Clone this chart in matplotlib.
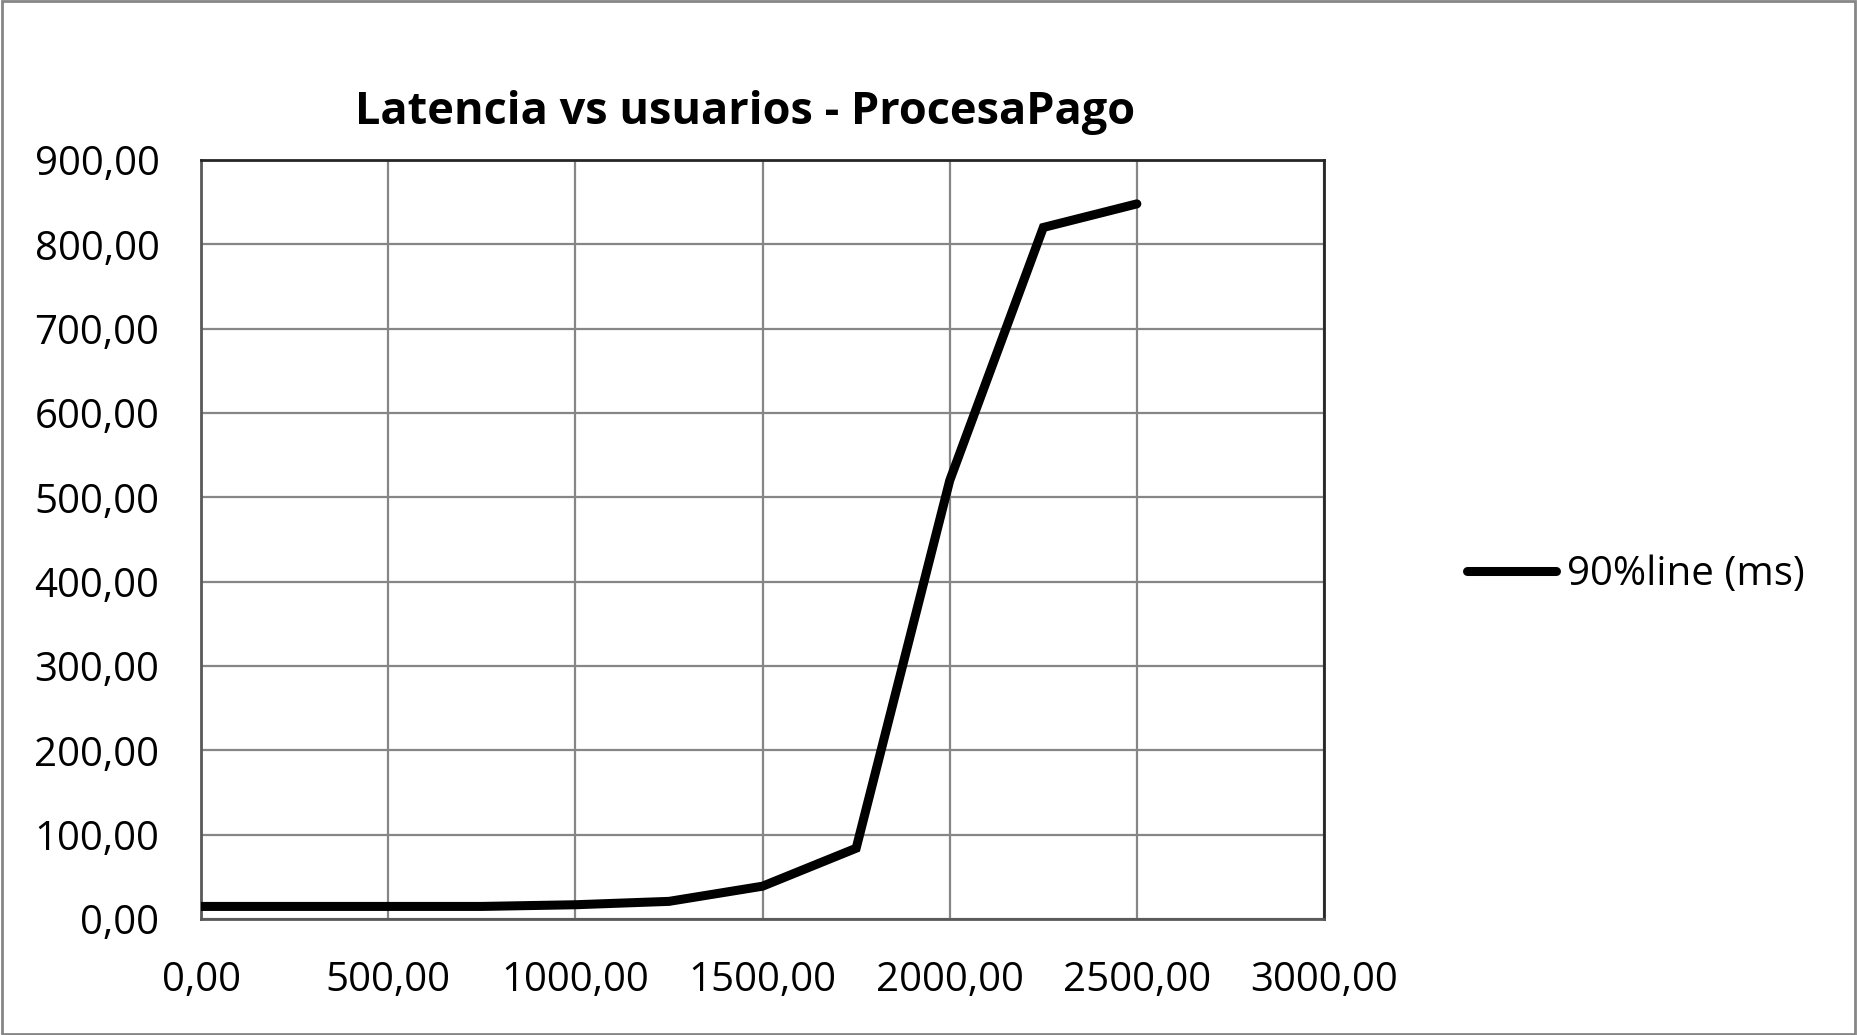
import matplotlib.pyplot as plt
from matplotlib.patches import Rectangle
from matplotlib.ticker import FuncFormatter, MultipleLocator

OUTPUT_PATH = "out.png"

users = [0, 250, 500, 750, 1000, 1250, 1500, 1750, 2000, 2250, 2500]
latency_90 = [15, 15, 15, 15, 17, 21, 39, 84, 520, 820, 848]
series_label = "90%line (ms)"
chart_title = "Latencia vs usuarios - ProcesaPago"

FONT = "Open Sans"


def comma_format(value, _pos):
    return f"{value:.2f}".replace(".", ",")


def main():
    plt.rcParams["font.family"] = [FONT, "DejaVu Sans"]

    fig = plt.figure(figsize=(18.57, 10.35), dpi=100)
    ax = fig.add_axes([0.1083, 0.112, 0.6047, 0.7334])

    ax.plot(users, latency_90, color="black", linewidth=6.5,
            solid_capstyle="round", solid_joinstyle="miter", label=series_label, zorder=3)

    ax.set_xlim(0, 3000)
    ax.set_ylim(0, 900)
    ax.xaxis.set_major_locator(MultipleLocator(500))
    ax.yaxis.set_major_locator(MultipleLocator(100))
    ax.xaxis.set_major_formatter(FuncFormatter(comma_format))
    ax.yaxis.set_major_formatter(FuncFormatter(comma_format))

    ax.grid(True, color="#868686", linewidth=1.6)
    ax.set_axisbelow(True)
    ax.tick_params(length=0, labelsize=29, colors="black")
    ax.tick_params(axis="x", pad=30)
    ax.tick_params(axis="y", pad=30)

    for side in ("top", "right"):
        ax.spines[side].set_color("#262626")
        ax.spines[side].set_linewidth(2.0)
    for side in ("left", "bottom"):
        ax.spines[side].set_color("#595959")
        ax.spines[side].set_linewidth(2.0)

    fig.text(0.401, 0.891, chart_title, ha="center", va="center",
             fontsize=32.5, fontweight="bold")

    fig.legend(loc="center left", bbox_to_anchor=(0.790, 0.445), frameon=False,
               fontsize=29, handlelength=2.2, handletextpad=0.27, borderaxespad=0,
               borderpad=0)

    fig.patches.append(Rectangle((0.001, 0.001), 0.998, 0.998, transform=fig.transFigure,
                                 fill=False, edgecolor="#868686", linewidth=2))

    fig.savefig(OUTPUT_PATH, dpi=100)
    plt.close(fig)


if __name__ == "__main__":
    main()
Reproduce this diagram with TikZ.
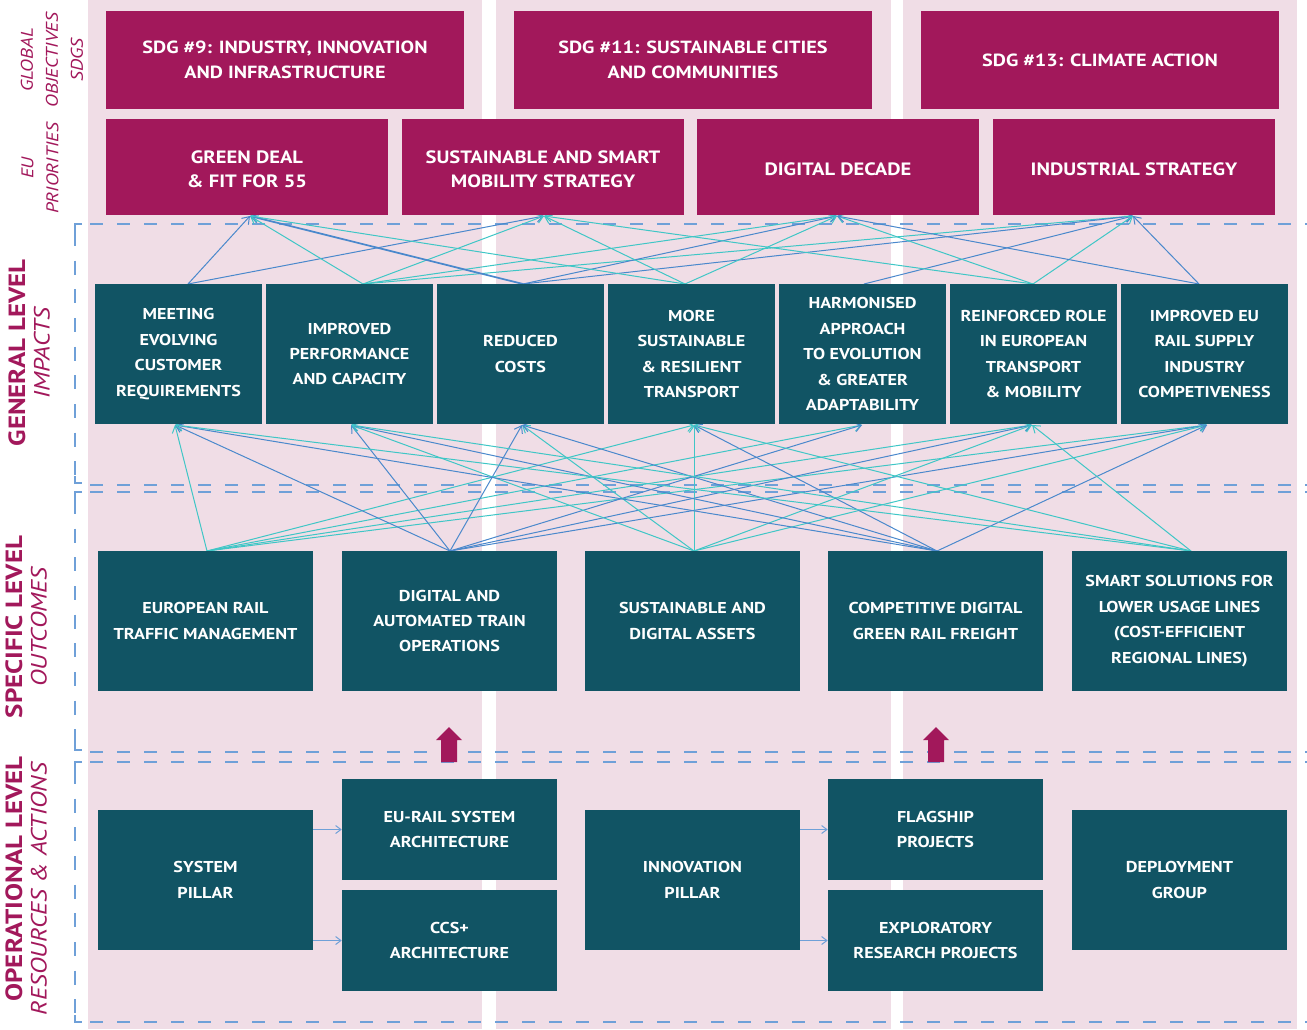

***

> THE EXERCISE
Search the lines above for the string "matplotlib" and copy each line that has it.

> COMPLETE RESPONSE
Clone this chart in matplotlib.
import matplotlib.pyplot as plt
from matplotlib.patches import Rectangle
from matplotlib.ticker import FuncFormatter, MultipleLocator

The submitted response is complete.